- _Aim of the exercise_: It is required that the lines from the top of the listing through the line with "const xTicks = [0, 0.25, 0.5, 0.75, 1];" be reproduced exactly, excluding pictures.

- _Raw data_:
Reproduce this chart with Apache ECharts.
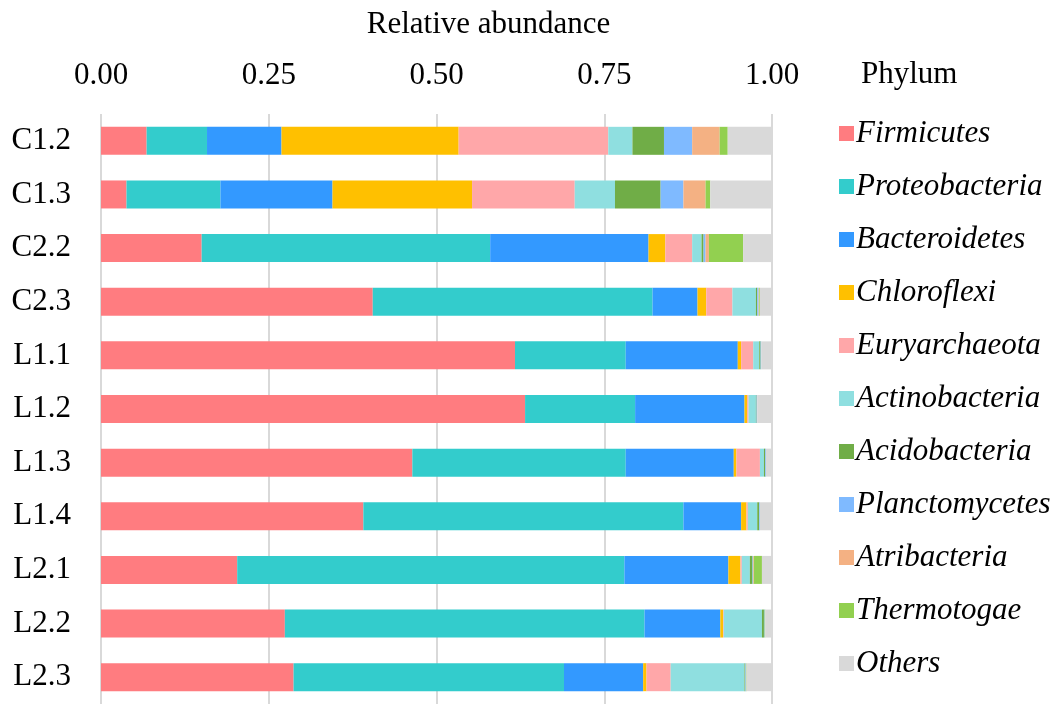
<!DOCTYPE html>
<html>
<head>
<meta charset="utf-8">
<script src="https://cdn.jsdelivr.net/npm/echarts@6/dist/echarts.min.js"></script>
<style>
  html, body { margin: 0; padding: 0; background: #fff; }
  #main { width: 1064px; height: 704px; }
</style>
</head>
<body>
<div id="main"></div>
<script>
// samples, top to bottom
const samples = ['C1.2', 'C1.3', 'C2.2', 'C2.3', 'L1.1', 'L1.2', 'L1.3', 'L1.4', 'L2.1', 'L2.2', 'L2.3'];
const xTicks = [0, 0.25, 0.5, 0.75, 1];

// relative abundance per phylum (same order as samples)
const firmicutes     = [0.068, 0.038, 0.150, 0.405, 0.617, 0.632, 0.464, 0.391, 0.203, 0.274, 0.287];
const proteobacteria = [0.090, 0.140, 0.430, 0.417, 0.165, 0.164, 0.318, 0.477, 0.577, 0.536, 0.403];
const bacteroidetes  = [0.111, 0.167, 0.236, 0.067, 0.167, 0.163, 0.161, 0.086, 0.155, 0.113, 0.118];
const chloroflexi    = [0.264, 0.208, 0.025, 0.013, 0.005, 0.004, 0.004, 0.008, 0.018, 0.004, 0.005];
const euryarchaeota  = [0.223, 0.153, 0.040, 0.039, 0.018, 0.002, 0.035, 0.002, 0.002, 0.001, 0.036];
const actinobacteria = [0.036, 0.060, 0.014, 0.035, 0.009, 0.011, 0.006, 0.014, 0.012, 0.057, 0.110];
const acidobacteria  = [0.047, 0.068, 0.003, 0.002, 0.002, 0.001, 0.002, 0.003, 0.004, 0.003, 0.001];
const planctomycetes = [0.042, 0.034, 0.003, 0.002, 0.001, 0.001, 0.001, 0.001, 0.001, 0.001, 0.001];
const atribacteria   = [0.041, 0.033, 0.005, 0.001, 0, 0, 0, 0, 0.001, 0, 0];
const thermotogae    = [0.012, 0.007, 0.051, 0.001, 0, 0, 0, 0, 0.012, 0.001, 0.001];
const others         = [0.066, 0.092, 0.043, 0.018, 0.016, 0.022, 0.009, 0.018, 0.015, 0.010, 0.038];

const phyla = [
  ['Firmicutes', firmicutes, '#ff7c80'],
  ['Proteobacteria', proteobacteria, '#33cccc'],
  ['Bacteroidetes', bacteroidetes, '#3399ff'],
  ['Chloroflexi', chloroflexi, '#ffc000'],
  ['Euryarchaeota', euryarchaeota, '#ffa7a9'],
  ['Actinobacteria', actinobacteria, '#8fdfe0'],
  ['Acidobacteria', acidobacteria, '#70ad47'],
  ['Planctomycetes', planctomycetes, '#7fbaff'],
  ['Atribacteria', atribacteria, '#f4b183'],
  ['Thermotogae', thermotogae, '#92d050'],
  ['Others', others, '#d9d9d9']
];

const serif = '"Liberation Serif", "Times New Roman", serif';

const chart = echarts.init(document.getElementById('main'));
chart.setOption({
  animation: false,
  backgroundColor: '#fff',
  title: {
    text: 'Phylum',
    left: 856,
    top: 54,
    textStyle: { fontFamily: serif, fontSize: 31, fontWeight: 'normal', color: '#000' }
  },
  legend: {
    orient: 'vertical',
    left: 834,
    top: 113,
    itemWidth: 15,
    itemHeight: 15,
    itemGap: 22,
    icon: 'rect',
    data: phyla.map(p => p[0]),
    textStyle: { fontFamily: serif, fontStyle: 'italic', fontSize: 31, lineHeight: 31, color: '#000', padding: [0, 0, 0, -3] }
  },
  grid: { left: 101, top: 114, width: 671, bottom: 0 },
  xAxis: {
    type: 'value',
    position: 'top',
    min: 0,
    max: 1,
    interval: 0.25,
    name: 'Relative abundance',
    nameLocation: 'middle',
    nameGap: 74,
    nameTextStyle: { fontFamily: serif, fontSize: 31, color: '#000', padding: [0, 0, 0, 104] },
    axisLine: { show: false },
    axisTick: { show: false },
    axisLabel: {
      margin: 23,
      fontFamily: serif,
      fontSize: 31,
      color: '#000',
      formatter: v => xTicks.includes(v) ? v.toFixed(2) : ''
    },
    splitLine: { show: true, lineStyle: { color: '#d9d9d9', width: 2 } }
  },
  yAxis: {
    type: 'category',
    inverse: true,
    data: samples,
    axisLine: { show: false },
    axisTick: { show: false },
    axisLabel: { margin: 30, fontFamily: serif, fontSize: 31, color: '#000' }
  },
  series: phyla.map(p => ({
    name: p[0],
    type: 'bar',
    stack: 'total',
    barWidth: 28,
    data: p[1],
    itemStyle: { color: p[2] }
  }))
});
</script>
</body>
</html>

- _Right answer_:
Reproduce this chart with Apache ECharts.
<!DOCTYPE html>
<html>
<head>
<meta charset="utf-8">
<script src="https://cdn.jsdelivr.net/npm/echarts@6/dist/echarts.min.js"></script>
<style>
  html, body { margin: 0; padding: 0; background: #fff; }
  #main { width: 1064px; height: 704px; }
</style>
</head>
<body>
<div id="main"></div>
<script>
// samples, top to bottom
const samples = ['C1.2', 'C1.3', 'C2.2', 'C2.3', 'L1.1', 'L1.2', 'L1.3', 'L1.4', 'L2.1', 'L2.2', 'L2.3'];
const xTicks = [0, 0.25, 0.5, 0.75, 1];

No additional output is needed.